--- Start of Data ---
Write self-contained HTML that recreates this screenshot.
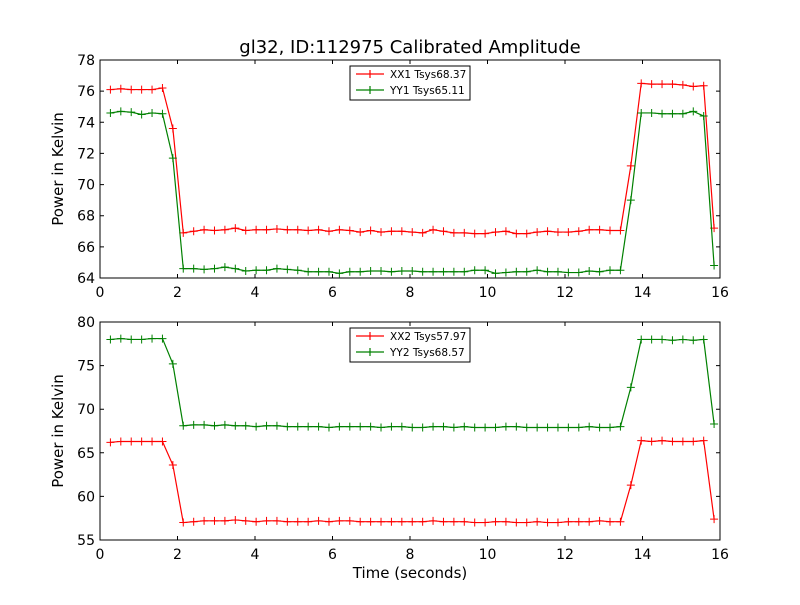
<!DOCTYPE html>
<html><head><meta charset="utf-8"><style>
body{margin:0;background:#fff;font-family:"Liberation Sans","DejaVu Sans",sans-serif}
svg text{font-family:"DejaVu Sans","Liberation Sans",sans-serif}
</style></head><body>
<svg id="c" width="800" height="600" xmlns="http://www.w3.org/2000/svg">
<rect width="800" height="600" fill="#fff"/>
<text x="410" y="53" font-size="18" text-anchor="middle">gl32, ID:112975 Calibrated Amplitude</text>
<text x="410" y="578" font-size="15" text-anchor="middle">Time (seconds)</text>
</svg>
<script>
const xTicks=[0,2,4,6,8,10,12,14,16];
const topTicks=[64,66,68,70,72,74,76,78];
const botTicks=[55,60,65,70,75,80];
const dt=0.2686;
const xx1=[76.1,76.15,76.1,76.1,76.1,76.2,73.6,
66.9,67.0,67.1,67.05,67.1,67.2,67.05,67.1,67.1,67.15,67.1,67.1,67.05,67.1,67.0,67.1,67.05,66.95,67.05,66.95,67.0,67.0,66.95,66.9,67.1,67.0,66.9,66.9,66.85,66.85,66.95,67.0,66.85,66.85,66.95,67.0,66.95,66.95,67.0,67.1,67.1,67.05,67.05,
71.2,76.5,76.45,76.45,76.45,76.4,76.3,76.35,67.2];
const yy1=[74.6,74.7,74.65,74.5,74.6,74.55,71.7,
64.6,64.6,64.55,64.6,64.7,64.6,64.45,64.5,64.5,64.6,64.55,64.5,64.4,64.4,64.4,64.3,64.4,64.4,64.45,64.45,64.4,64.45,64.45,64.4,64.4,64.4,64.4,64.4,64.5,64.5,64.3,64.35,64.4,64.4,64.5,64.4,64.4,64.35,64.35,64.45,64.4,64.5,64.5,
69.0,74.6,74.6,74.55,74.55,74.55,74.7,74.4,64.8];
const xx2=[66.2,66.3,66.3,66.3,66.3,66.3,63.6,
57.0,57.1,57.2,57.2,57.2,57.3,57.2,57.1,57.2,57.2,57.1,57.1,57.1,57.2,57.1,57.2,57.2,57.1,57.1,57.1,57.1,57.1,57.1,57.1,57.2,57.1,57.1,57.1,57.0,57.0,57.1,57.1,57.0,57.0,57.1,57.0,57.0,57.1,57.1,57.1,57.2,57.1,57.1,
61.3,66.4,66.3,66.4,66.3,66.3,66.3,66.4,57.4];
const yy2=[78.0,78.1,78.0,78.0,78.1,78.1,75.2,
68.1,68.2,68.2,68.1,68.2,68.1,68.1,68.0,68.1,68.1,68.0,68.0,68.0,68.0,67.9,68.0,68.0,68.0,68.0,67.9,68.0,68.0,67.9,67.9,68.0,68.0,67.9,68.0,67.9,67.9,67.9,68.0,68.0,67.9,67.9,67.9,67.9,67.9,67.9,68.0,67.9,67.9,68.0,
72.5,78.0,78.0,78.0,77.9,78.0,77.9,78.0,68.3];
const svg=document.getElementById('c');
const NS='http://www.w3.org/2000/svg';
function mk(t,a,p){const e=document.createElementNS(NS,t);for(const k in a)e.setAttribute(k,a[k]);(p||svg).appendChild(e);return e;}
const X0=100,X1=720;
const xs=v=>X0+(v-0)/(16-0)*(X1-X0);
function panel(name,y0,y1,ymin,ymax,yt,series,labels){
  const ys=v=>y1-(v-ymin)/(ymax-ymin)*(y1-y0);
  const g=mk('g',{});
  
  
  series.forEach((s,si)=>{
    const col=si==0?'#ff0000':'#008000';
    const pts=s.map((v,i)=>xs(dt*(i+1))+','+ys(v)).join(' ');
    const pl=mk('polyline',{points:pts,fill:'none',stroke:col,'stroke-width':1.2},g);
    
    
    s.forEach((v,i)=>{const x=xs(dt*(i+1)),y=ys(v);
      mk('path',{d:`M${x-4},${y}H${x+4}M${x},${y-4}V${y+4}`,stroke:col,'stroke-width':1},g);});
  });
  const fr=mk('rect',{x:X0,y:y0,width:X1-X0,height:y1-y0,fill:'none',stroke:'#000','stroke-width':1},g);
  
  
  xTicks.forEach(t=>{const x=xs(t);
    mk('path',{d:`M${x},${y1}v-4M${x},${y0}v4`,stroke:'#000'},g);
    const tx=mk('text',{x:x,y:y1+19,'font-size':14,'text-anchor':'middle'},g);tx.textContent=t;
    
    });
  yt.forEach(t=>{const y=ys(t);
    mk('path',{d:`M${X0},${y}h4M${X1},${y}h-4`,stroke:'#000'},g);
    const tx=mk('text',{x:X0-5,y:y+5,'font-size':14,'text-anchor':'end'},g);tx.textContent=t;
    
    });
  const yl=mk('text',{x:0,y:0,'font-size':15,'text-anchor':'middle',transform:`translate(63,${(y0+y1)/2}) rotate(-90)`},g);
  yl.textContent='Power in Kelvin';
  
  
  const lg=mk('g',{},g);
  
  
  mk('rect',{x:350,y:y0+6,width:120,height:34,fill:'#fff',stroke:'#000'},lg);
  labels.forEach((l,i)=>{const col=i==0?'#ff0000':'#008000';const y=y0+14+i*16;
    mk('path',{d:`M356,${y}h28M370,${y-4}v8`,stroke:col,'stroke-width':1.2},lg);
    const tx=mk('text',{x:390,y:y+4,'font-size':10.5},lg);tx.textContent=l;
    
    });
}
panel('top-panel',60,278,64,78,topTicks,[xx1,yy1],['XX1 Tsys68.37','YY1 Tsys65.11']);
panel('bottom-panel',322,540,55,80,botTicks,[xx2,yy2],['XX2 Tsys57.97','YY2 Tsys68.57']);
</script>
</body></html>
--- End of Data ---
Exercise.
Omit the pictures and output all of the other material exactly.

Solution.
Write self-contained HTML that recreates this screenshot.
<!DOCTYPE html>
<html><head><meta charset="utf-8"><style>
body{margin:0;background:#fff;font-family:"Liberation Sans","DejaVu Sans",sans-serif}
svg text{font-family:"DejaVu Sans","Liberation Sans",sans-serif}
</style></head><body>
<svg id="c" width="800" height="600" xmlns="http://www.w3.org/2000/svg">
<rect width="800" height="600" fill="#fff"/>
<text x="410" y="53" font-size="18" text-anchor="middle">gl32, ID:112975 Calibrated Amplitude</text>
<text x="410" y="578" font-size="15" text-anchor="middle">Time (seconds)</text>
</svg>
<script>
const xTicks=[0,2,4,6,8,10,12,14,16];
const topTicks=[64,66,68,70,72,74,76,78];
const botTicks=[55,60,65,70,75,80];
const dt=0.2686;
const xx1=[76.1,76.15,76.1,76.1,76.1,76.2,73.6,
66.9,67.0,67.1,67.05,67.1,67.2,67.05,67.1,67.1,67.15,67.1,67.1,67.05,67.1,67.0,67.1,67.05,66.95,67.05,66.95,67.0,67.0,66.95,66.9,67.1,67.0,66.9,66.9,66.85,66.85,66.95,67.0,66.85,66.85,66.95,67.0,66.95,66.95,67.0,67.1,67.1,67.05,67.05,
71.2,76.5,76.45,76.45,76.45,76.4,76.3,76.35,67.2];
const yy1=[74.6,74.7,74.65,74.5,74.6,74.55,71.7,
64.6,64.6,64.55,64.6,64.7,64.6,64.45,64.5,64.5,64.6,64.55,64.5,64.4,64.4,64.4,64.3,64.4,64.4,64.45,64.45,64.4,64.45,64.45,64.4,64.4,64.4,64.4,64.4,64.5,64.5,64.3,64.35,64.4,64.4,64.5,64.4,64.4,64.35,64.35,64.45,64.4,64.5,64.5,
69.0,74.6,74.6,74.55,74.55,74.55,74.7,74.4,64.8];
const xx2=[66.2,66.3,66.3,66.3,66.3,66.3,63.6,
57.0,57.1,57.2,57.2,57.2,57.3,57.2,57.1,57.2,57.2,57.1,57.1,57.1,57.2,57.1,57.2,57.2,57.1,57.1,57.1,57.1,57.1,57.1,57.1,57.2,57.1,57.1,57.1,57.0,57.0,57.1,57.1,57.0,57.0,57.1,57.0,57.0,57.1,57.1,57.1,57.2,57.1,57.1,
61.3,66.4,66.3,66.4,66.3,66.3,66.3,66.4,57.4];
const yy2=[78.0,78.1,78.0,78.0,78.1,78.1,75.2,
68.1,68.2,68.2,68.1,68.2,68.1,68.1,68.0,68.1,68.1,68.0,68.0,68.0,68.0,67.9,68.0,68.0,68.0,68.0,67.9,68.0,68.0,67.9,67.9,68.0,68.0,67.9,68.0,67.9,67.9,67.9,68.0,68.0,67.9,67.9,67.9,67.9,67.9,67.9,68.0,67.9,67.9,68.0,
72.5,78.0,78.0,78.0,77.9,78.0,77.9,78.0,68.3];
const svg=document.getElementById('c');
const NS='http://www.w3.org/2000/svg';
function mk(t,a,p){const e=document.createElementNS(NS,t);for(const k in a)e.setAttribute(k,a[k]);(p||svg).appendChild(e);return e;}
const X0=100,X1=720;
const xs=v=>X0+(v-0)/(16-0)*(X1-X0);
function panel(name,y0,y1,ymin,ymax,yt,series,labels){
  const ys=v=>y1-(v-ymin)/(ymax-ymin)*(y1-y0);
  const g=mk('g',{});
  
  
  series.forEach((s,si)=>{
    const col=si==0?'#ff0000':'#008000';
    const pts=s.map((v,i)=>xs(dt*(i+1))+','+ys(v)).join(' ');
    const pl=mk('polyline',{points:pts,fill:'none',stroke:col,'stroke-width':1.2},g);
    
    
    s.forEach((v,i)=>{const x=xs(dt*(i+1)),y=ys(v);
      mk('path',{d:`M${x-4},${y}H${x+4}M${x},${y-4}V${y+4}`,stroke:col,'stroke-width':1},g);});
  });
  const fr=mk('rect',{x:X0,y:y0,width:X1-X0,height:y1-y0,fill:'none',stroke:'#000','stroke-width':1},g);
  
  
  xTicks.forEach(t=>{const x=xs(t);
    mk('path',{d:`M${x},${y1}v-4M${x},${y0}v4`,stroke:'#000'},g);
    const tx=mk('text',{x:x,y:y1+19,'font-size':14,'text-anchor':'middle'},g);tx.textContent=t;
    
    });
  yt.forEach(t=>{const y=ys(t);
    mk('path',{d:`M${X0},${y}h4M${X1},${y}h-4`,stroke:'#000'},g);
    const tx=mk('text',{x:X0-5,y:y+5,'font-size':14,'text-anchor':'end'},g);tx.textContent=t;
    
    });
  const yl=mk('text',{x:0,y:0,'font-size':15,'text-anchor':'middle',transform:`translate(63,${(y0+y1)/2}) rotate(-90)`},g);
  yl.textContent='Power in Kelvin';
  
  
  const lg=mk('g',{},g);
  
  
  mk('rect',{x:350,y:y0+6,width:120,height:34,fill:'#fff',stroke:'#000'},lg);
  labels.forEach((l,i)=>{const col=i==0?'#ff0000':'#008000';const y=y0+14+i*16;
    mk('path',{d:`M356,${y}h28M370,${y-4}v8`,stroke:col,'stroke-width':1.2},lg);
    const tx=mk('text',{x:390,y:y+4,'font-size':10.5},lg);tx.textContent=l;
    
    });
}
panel('top-panel',60,278,64,78,topTicks,[xx1,yy1],['XX1 Tsys68.37','YY1 Tsys65.11']);
panel('bottom-panel',322,540,55,80,botTicks,[xx2,yy2],['XX2 Tsys57.97','YY2 Tsys68.57']);
</script>
</body></html>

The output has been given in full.